Begin Dataset content
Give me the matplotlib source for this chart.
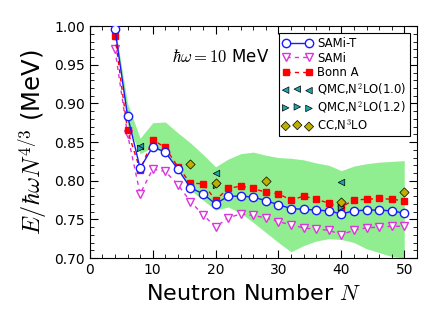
import matplotlib
matplotlib.use("Agg")
import matplotlib.pyplot as plt
from matplotlib.ticker import MultipleLocator

plt.rcParams['mathtext.fontset'] = 'cm'
plt.rcParams['font.family'] = ['DejaVu Sans']

N = [4, 6, 8, 10, 12, 14, 16, 18, 20, 22, 24, 26, 28, 30, 32, 34, 36, 38, 40, 42, 44, 46, 48, 50]
sami_t = [0.996, 0.884, 0.816, 0.844, 0.837, 0.815, 0.791, 0.783, 0.770, 0.780, 0.780, 0.779,
          0.774, 0.769, 0.764, 0.763, 0.762, 0.761, 0.757, 0.761, 0.762, 0.762, 0.761, 0.758]
sami = [0.970, 0.860, 0.783, 0.815, 0.812, 0.795, 0.773, 0.756, 0.740, 0.752, 0.757, 0.755,
        0.752, 0.747, 0.743, 0.739, 0.737, 0.736, 0.730, 0.736, 0.739, 0.740, 0.741, 0.741]
bonn_a = [0.987, 0.865, 0.814, 0.853, 0.843, 0.818, 0.797, 0.796, 0.775, 0.790, 0.793, 0.790,
          0.785, 0.783, 0.775, 0.780, 0.776, 0.771, 0.766, 0.775, 0.776, 0.777, 0.776, 0.774]

band_upper = [1.000, 0.900, 0.855, 0.875, 0.876, 0.862, 0.849, 0.834, 0.818, 0.828, 0.835, 0.837,
              0.833, 0.830, 0.829, 0.827, 0.823, 0.820, 0.813, 0.819, 0.822, 0.824, 0.825, 0.826]
band_lower = [0.992, 0.872, 0.835, 0.843, 0.835, 0.815, 0.788, 0.775, 0.762, 0.766, 0.758, 0.746,
              0.733, 0.720, 0.708, 0.716, 0.722, 0.725, 0.724, 0.720, 0.712, 0.707, 0.702, 0.700]

qmc10_N = [8, 20, 40]
qmc10 = [0.845, 0.810, 0.798]
qmc12_N = [8, 20, 40]
qmc12 = [0.842, 0.794, 0.766]
cc_N = [16, 20, 28, 40, 50]
cc = [0.822, 0.797, 0.800, 0.772, 0.786]

fig = plt.figure(figsize=(4.36, 3.27), dpi=100)
ax = fig.add_axes([0.206, 0.211, 0.750, 0.709])

ax.fill_between(N, band_lower, band_upper, color='#90ee90', lw=0, zorder=1)

ax.plot(N, bonn_a, ls='--', color='red', marker='s', ms=5, mfc='red', mec='red',
        lw=1, dashes=(3, 3), label='Bonn A', zorder=3)
ax.plot(N, sami, ls='--', color='#dd33dd', marker='v', ms=6, mfc='white', mec='#dd33dd',
        lw=1, dashes=(3, 3), label='SAMi', zorder=2)
ax.plot(N, sami_t, ls='-', color='#1a1aff', marker='o', ms=6, mfc='white', mec='#1a1aff',
        mew=1, lw=1, label='SAMi-T', zorder=4)
ax.scatter(qmc10_N, qmc10, marker='<', s=22, c='#1fa5b0', edgecolors='black', linewidths=0.5,
           label=r'QMC,N$^2$LO(1.0)', zorder=5)
ax.scatter(qmc12_N, qmc12, marker='>', s=22, c='#1fa5b0', edgecolors='black', linewidths=0.5,
           label=r'QMC,N$^2$LO(1.2)', zorder=5)
ax.scatter(cc_N, cc, marker='D', s=22, c='#bdb000', edgecolors='black', linewidths=0.5,
           label=r'CC,N$^3$LO', zorder=6)

ax.set_xlim(0, 52)
ax.set_ylim(0.70, 1.00)
ax.xaxis.set_major_locator(MultipleLocator(10))
ax.xaxis.set_minor_locator(MultipleLocator(2))
ax.yaxis.set_major_locator(MultipleLocator(0.05))
ax.yaxis.set_minor_locator(MultipleLocator(0.01))
ax.tick_params(which='both', direction='in', top=True, right=True, labelsize=10)
ax.tick_params(which='major', length=6)
ax.tick_params(which='minor', length=3)
ax.set_yticklabels(['%.2f' % v for v in ax.get_yticks()])

ax.set_xlabel(r'Neutron Number $N$', fontsize=16, labelpad=5)
ax.set_ylabel(r'$E/\hbar\omega N^{4/3}$ (MeV)', fontsize=17.5, labelpad=4)

ax.text(13, 0.96, r'$\hbar\omega = 10$ MeV', fontsize=12, ha='left', va='center')

handles, labels = ax.get_legend_handles_labels()
order = ['SAMi-T', 'SAMi', 'Bonn A', r'QMC,N$^2$LO(1.0)', r'QMC,N$^2$LO(1.2)', r'CC,N$^3$LO']
hl = dict(zip(labels, handles))
leg = ax.legend([hl[k] for k in order], order, loc='upper right', fontsize=8.4, numpoints=2,
                scatterpoints=3, fancybox=False, framealpha=1, edgecolor='black',
                handlelength=2.6, handletextpad=0.4, labelspacing=0.16, borderpad=0.3,
                borderaxespad=0.6)
leg.get_frame().set_linewidth(0.8)

fig.savefig('out.png', dpi=100)
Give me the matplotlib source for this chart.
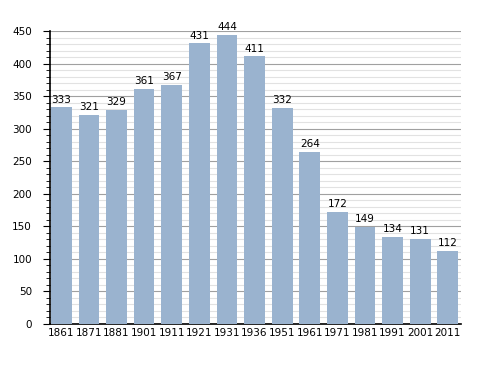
import matplotlib
matplotlib.use("Agg")
import matplotlib.pyplot as plt
from matplotlib.ticker import MultipleLocator

years = ["1861", "1871", "1881", "1901", "1911", "1921", "1931", "1936",
         "1951", "1961", "1971", "1981", "1991", "2001", "2011"]
population = [333, 321, 329, 361, 367, 431, 444, 411, 332, 264, 172, 149, 134, 131, 112]

fig = plt.figure(figsize=(4.88, 3.73), dpi=100)
ax = fig.add_axes([0.1025, 0.1314, 0.8422, 0.7855])

x = range(len(years))
ax.bar(x, population, width=0.75, color="#9ab3cf", zorder=3)
for i, v in enumerate(population):
    ax.text(i, v + 4, str(v), ha="center", va="bottom", fontsize=7.5, zorder=4)

ax.set_ylim(0, 450)
ax.set_xlim(-0.41, 14.48)
ax.yaxis.set_major_locator(MultipleLocator(50))
ax.yaxis.set_minor_locator(MultipleLocator(10))
ax.grid(axis="y", which="major", color="#a0a0a0", linewidth=0.8, zorder=1)
ax.grid(axis="y", which="minor", color="#e2e2e2", linewidth=0.8, zorder=1)

ax.set_xticks(list(x))
ax.set_xticklabels(years, fontsize=7.5)
ax.tick_params(axis="x", length=0, pad=3)
ax.tick_params(axis="y", which="major", length=5, labelsize=7.5, pad=8)
ax.tick_params(axis="y", which="minor", length=3)

for s in ["top", "right"]:
    ax.spines[s].set_visible(False)
ax.spines["left"].set_linewidth(1.2)
ax.spines["bottom"].set_linewidth(1.2)

fig.savefig("out.png", dpi=100)
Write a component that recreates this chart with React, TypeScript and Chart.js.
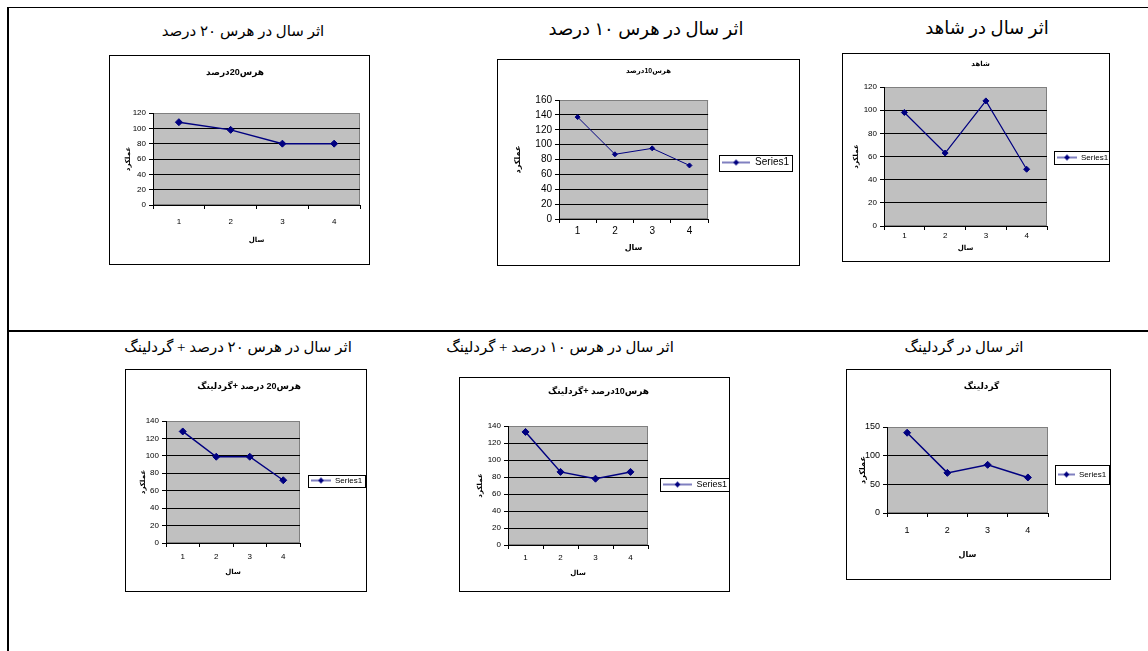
import React, { useEffect, useRef } from 'react';
import { Chart, registerables } from 'chart.js';

Chart.register(...registerables);

// ---------- data ----------
const years = ['1', '2', '3', '4'];
const pruning20 = [108, 98, 80, 80];
const pruning10 = [137, 87, 95, 72];
const control = [98, 63, 108, 49];
const pruning20Girdling = [128, 99, 99, 72];
const pruning10Girdling = [133, 86, 78, 86];
const girdling = [140, 70, 84, 62];
const seriesName = 'Series1';
const xAxisTitle = 'سال';
const yAxisTitle = 'عملکرد';

const headings = [
  'اثر سال در هرس ۲۰ درصد',
  'اثر سال در هرس ۱۰ درصد',
  'اثر سال در شاهد',
  'اثر سال در هرس ۲۰ درصد + گردلینگ',
  'اثر سال در هرس ۱۰ درصد + گردلینگ',
  'اثر سال در گردلینگ',
];
const chartTitles = [
  'هرس20درصد',
  'هرس10درصد',
  'شاهد',
  'هرس20 درصد +گردلینگ',
  'هرس10درصد +گردلینگ',
  'گردلینگ',
];
const yMaxes = [120, 160, 120, 140, 140, 150];
const ySteps = [20, 20, 20, 20, 20, 50];

// ---------- layout / style ----------
type LegendSpec = { size: number; lineLen: number; h: number; gap: number } | null;
type Spec = {
  heading: string; hx: number; hy: number; hSize: number;
  box: { x: number; y: number; w: number; h: number };
  title: string; titleY: number; titleSize: number;
  data: number[]; max: number; step: number;
  area: { l: number; r: number; t: number; b: number };
  yTitleX: number; xTitleY: number; xTickY: number;
  tickSize: number; axisTitleSize: number; legend: LegendSpec;
  lineWidth: number; pointRadius: number;
};

const specs: Spec[] = [
  {
    heading: headings[0], hx: 243, hy: 31, hSize: 15,
    box: { x: 109, y: 55, w: 261, h: 210 },
    title: chartTitles[0], titleY: 18, titleSize: 9,
    data: pruning20, max: yMaxes[0], step: ySteps[0],
    area: { l: 44, r: 251, t: 58, b: 150 },
    yTitleX: 19, xTitleY: 185, xTickY: 167,
    tickSize: 8, axisTitleSize: 7, legend: null,
    lineWidth: 1.5, pointRadius: 3.5,
  },
  {
    heading: headings[1], hx: 646, hy: 29, hSize: 18,
    box: { x: 497, y: 59, w: 303, h: 207 },
    title: chartTitles[1], titleY: 12, titleSize: 7,
    data: pruning10, max: yMaxes[1], step: ySteps[1],
    area: { l: 62, r: 211, t: 41, b: 160 },
    yTitleX: 21, xTitleY: 189, xTickY: 172,
    tickSize: 10, axisTitleSize: 8, legend: { size: 10, lineLen: 28, h: 16, gap: 14 },
    lineWidth: 1, pointRadius: 2.5,
  },
  {
    heading: headings[2], hx: 987, hy: 28, hSize: 18,
    box: { x: 842, y: 53, w: 268, h: 209 },
    title: chartTitles[2], titleY: 11, titleSize: 7,
    data: control, max: yMaxes[2], step: ySteps[2],
    area: { l: 42, r: 205, t: 34, b: 173 },
    yTitleX: 14, xTitleY: 195, xTickY: 183,
    tickSize: 8, axisTitleSize: 7, legend: { size: 8, lineLen: 20, h: 13, gap: 10 },
    lineWidth: 1.2, pointRadius: 3,
  },
  {
    heading: headings[3], hx: 238, hy: 347, hSize: 15,
    box: { x: 125, y: 369, w: 242, h: 223 },
    title: chartTitles[3], titleY: 18, titleSize: 9,
    data: pruning20Girdling, max: yMaxes[3], step: ySteps[3],
    area: { l: 41, r: 175, t: 52, b: 174 },
    yTitleX: 18, xTitleY: 203, xTickY: 188,
    tickSize: 8, axisTitleSize: 7, legend: { size: 8, lineLen: 20, h: 12, gap: 11 },
    lineWidth: 1.5, pointRadius: 3.5,
  },
  {
    heading: headings[4], hx: 560, hy: 347, hSize: 15,
    box: { x: 459, y: 377, w: 271, h: 215 },
    title: chartTitles[4], titleY: 15, titleSize: 9,
    data: pruning10Girdling, max: yMaxes[4], step: ySteps[4],
    area: { l: 49, r: 189, t: 49, b: 168 },
    yTitleX: 21, xTitleY: 196, xTickY: 181,
    tickSize: 8, axisTitleSize: 7, legend: { size: 9, lineLen: 29, h: 13, gap: 15 },
    lineWidth: 1.5, pointRadius: 3.5,
  },
  {
    heading: headings[5], hx: 964, hy: 347, hSize: 15,
    box: { x: 846, y: 369, w: 265, h: 211 },
    title: chartTitles[5], titleY: 18, titleSize: 9,
    data: girdling, max: yMaxes[5], step: ySteps[5],
    area: { l: 41, r: 202, t: 58, b: 144 },
    yTitleX: 17, xTitleY: 186, xTickY: 162,
    tickSize: 9, axisTitleSize: 8, legend: { size: 8, lineLen: 17, h: 19, gap: 10 },
    lineWidth: 1.5, pointRadius: 3.5,
  },
];

const NAVY = '#000080';
const FONT = "'Liberation Sans', 'DejaVu Sans', Arial, sans-serif";

function makeLegendSymbol(len: number, r: number) {
  const c = document.createElement('canvas');
  c.width = len;
  c.height = Math.ceil(2 * r + 2);
  const g = c.getContext('2d')!;
  const cy = c.height / 2;
  g.strokeStyle = NAVY;
  g.lineWidth = 1;
  g.beginPath();
  g.moveTo(0, cy);
  g.lineTo(len, cy);
  g.stroke();
  g.fillStyle = NAVY;
  g.beginPath();
  g.moveTo(len / 2, cy - r);
  g.lineTo(len / 2 + r, cy);
  g.lineTo(len / 2, cy + r);
  g.lineTo(len / 2 - r, cy);
  g.closePath();
  g.fill();
  return c;
}

const plotBackground = {
  id: 'plotBackground',
  beforeDraw(chart: any) {
    const { ctx, chartArea: c } = chart;
    ctx.save();
    ctx.fillStyle = '#C0C0C0';
    ctx.fillRect(c.left, c.top, c.right - c.left, c.bottom - c.top);
    ctx.strokeStyle = '#808080';
    ctx.lineWidth = 1;
    ctx.strokeRect(Math.round(c.left) + 0.5, Math.round(c.top) + 0.5, Math.round(c.right - c.left) - 1, Math.round(c.bottom - c.top) - 1);
    ctx.restore();
  },
};

function ExcelChart({ spec }: { spec: Spec }) {
  const ref = useRef<HTMLCanvasElement>(null);
  useEffect(() => {
    const canvas = ref.current!;
    const H = spec.box.h - 2;
    const a = { l: spec.area.l - 1, r: spec.area.r - 1, t: spec.area.t - 1, b: spec.area.b - 1 };
    const tf = spec.titleSize;
    const tY = spec.titleY - 1;
    const af = spec.axisTitleSize;
    const tickLen = 4;
    const lg = spec.legend;

    const legendFrame = {
      id: 'legendFrame',
      afterDraw(chart: any) {
        if (!lg) return;
        const hb = chart.legend && chart.legend.legendHitBoxes && chart.legend.legendHitBoxes[0];
        if (!hb) return;
        const ctx = chart.ctx;
        const cy = hb.top + hb.height / 2;
        ctx.save();
        ctx.strokeStyle = '#000';
        ctx.lineWidth = 1;
        const x0 = Math.round(hb.left - 3) + 0.5;
        const x1 = Math.round(hb.left + hb.width + 3) + 0.5;
        const y0 = Math.round(cy - lg.h / 2) + 0.5;
        ctx.strokeRect(x0, y0, x1 - x0, lg.h);
        ctx.restore();
      },
    };

    const config: any = {
      type: 'line',
      data: {
        labels: years,
        datasets: [
          {
            label: seriesName,
            data: spec.data,
            borderColor: NAVY,
            backgroundColor: NAVY,
            borderWidth: spec.lineWidth,
            pointStyle: 'rectRot',
            pointRadius: spec.pointRadius,
            pointBackgroundColor: NAVY,
            pointBorderColor: NAVY,
            pointBorderWidth: 1,
            tension: 0,
            fill: false,
          },
        ],
      },
      options: {
        animation: false,
        responsive: false,
        maintainAspectRatio: false,
        events: [],
        layout: { padding: { top: 0, left: 0, bottom: 0, right: 0 } },
        font: { family: FONT },
        plugins: {
          title: {
            display: true,
            text: spec.title,
            color: '#000',
            font: { family: FONT, size: tf, weight: 'bold', lineHeight: 1 },
            padding: { top: tY - tf / 2, bottom: a.t - (tY + tf / 2) },
          },
          legend: {
            display: !!lg,
            position: 'right',
            align: 'center',
            maxWidth: 400,
            labels: lg
              ? {
                  color: '#000',
                  font: { family: FONT, size: lg.size },
                  usePointStyle: true,
                  pointStyle: makeLegendSymbol(lg.lineLen, 3),
                  pointStyleWidth: lg.lineLen,
                  padding: lg.gap,
                }
              : {},
          },
          tooltip: { enabled: false },
        },
        scales: {
          x: {
            type: 'category',
            offset: true,
            grid: {
              offset: true,
              drawOnChartArea: false,
              drawTicks: true,
              tickLength: tickLen,
              color: '#000',
              tickColor: '#000',
            },
            border: { display: true, color: '#000', width: 1 },
            ticks: {
              color: '#000',
              font: { family: FONT, size: spec.tickSize },
              padding: Math.max(0, spec.xTickY - 1 - a.b - tickLen - (spec.tickSize * 1.2) / 2),
              maxRotation: 0,
              autoSkip: false,
            },
            title: {
              display: true,
              text: xAxisTitle,
              color: '#000',
              font: { family: FONT, size: af, weight: 'bold', lineHeight: 1 },
              padding: { top: 0, bottom: H - (spec.xTitleY - 1) - af / 2 },
            },
            afterFit: (scale: any) => {
              scale.height = H - a.b;
            },
          },
          y: {
            min: 0,
            max: spec.max,
            ticks: {
              stepSize: spec.step,
              autoSkip: false,
              color: '#000',
              font: { family: FONT, size: spec.tickSize },
              padding: 3,
            },
            grid: {
              color: (ctx: any) => (ctx.tick && ctx.tick.value === spec.max ? '#808080' : '#000'),
              tickColor: '#000',
              tickLength: tickLen,
              drawTicks: true,
              lineWidth: 1,
            },
            border: { display: true, color: '#000', width: 1 },
            title: {
              display: true,
              text: yAxisTitle,
              color: '#000',
              font: { family: FONT, size: af, weight: 'bold', lineHeight: 1 },
              padding: { top: spec.yTitleX - 1 - af / 2, bottom: 0 },
            },
            afterFit: (scale: any) => {
              scale.width = a.l;
            },
          },
        },
      },
      plugins: [plotBackground, legendFrame],
    };

    const chart = new Chart(canvas, config);
    let right = 0;
    for (let i = 0; i < 3; i++) {
      const d = chart.chartArea.right - a.r;
      if (Math.abs(d) < 0.5) break;
      right += d;
      (chart.options.layout as any).padding = { top: 0, left: 0, bottom: 0, right };
      chart.update();
    }
    return () => chart.destroy();
  }, [spec]);

  return (
    <div
      style={{
        position: 'absolute',
        left: spec.box.x,
        top: spec.box.y,
        width: spec.box.w,
        height: spec.box.h,
        border: '1px solid #000',
        boxSizing: 'border-box',
        background: '#fff',
      }}
    >
      <canvas ref={ref} width={spec.box.w - 2} height={spec.box.h - 2} style={{ display: 'block' }} />
    </div>
  );
}

function Heading({ spec }: { spec: Spec }) {
  const lh = Math.round(spec.hSize * 1.6);
  return (
    <div
      dir="rtl"
      style={{
        position: 'absolute',
        left: spec.hx - 250,
        width: 500,
        top: spec.hy - lh / 2,
        height: lh,
        lineHeight: `${lh}px`,
        textAlign: 'center',
        fontFamily: "'Liberation Serif', 'DejaVu Serif', 'DejaVu Sans', serif",
        fontSize: spec.hSize,
        color: '#000',
        whiteSpace: 'nowrap',
      }}
    >
      {spec.heading}
    </div>
  );
}

export default function App() {
  return (
    <div
      style={{
        position: 'absolute',
        left: 0,
        top: 0,
        width: 1148,
        height: 651,
        background: '#fff',
        overflow: 'hidden',
      }}
    >
      {/* table rules */}
      <div style={{ position: 'absolute', left: 7, top: 7, width: 1141, height: 1, background: '#000' }} />
      <div style={{ position: 'absolute', left: 7, top: 7, width: 2, height: 644, background: '#000' }} />
      <div style={{ position: 'absolute', left: 7, top: 330, width: 1141, height: 2, background: '#000' }} />
      {specs.map((s, i) => (
        <Heading key={'h' + i} spec={s} />
      ))}
      {specs.map((s, i) => (
        <ExcelChart key={'c' + i} spec={s} />
      ))}
    </div>
  );
}
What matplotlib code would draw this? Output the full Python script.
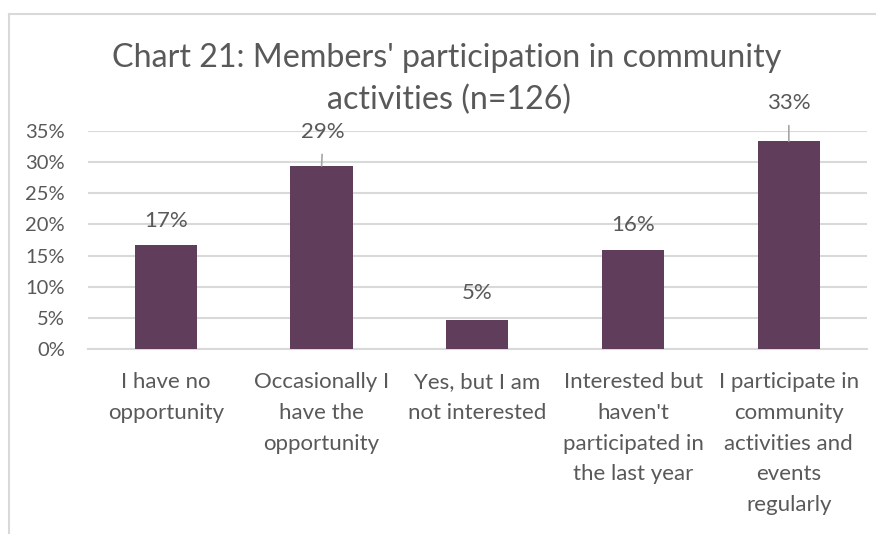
End Dataset content
From the first line above through the line containing "plt.rcParams['font.family'] = ['DejaVu Sans']", copy everything exactly, without the pictures.

Give me the matplotlib source for this chart.
import matplotlib
matplotlib.use("Agg")
import matplotlib.pyplot as plt
from matplotlib.ticker import MultipleLocator

plt.rcParams['mathtext.fontset'] = 'cm'
plt.rcParams['font.family'] = ['DejaVu Sans']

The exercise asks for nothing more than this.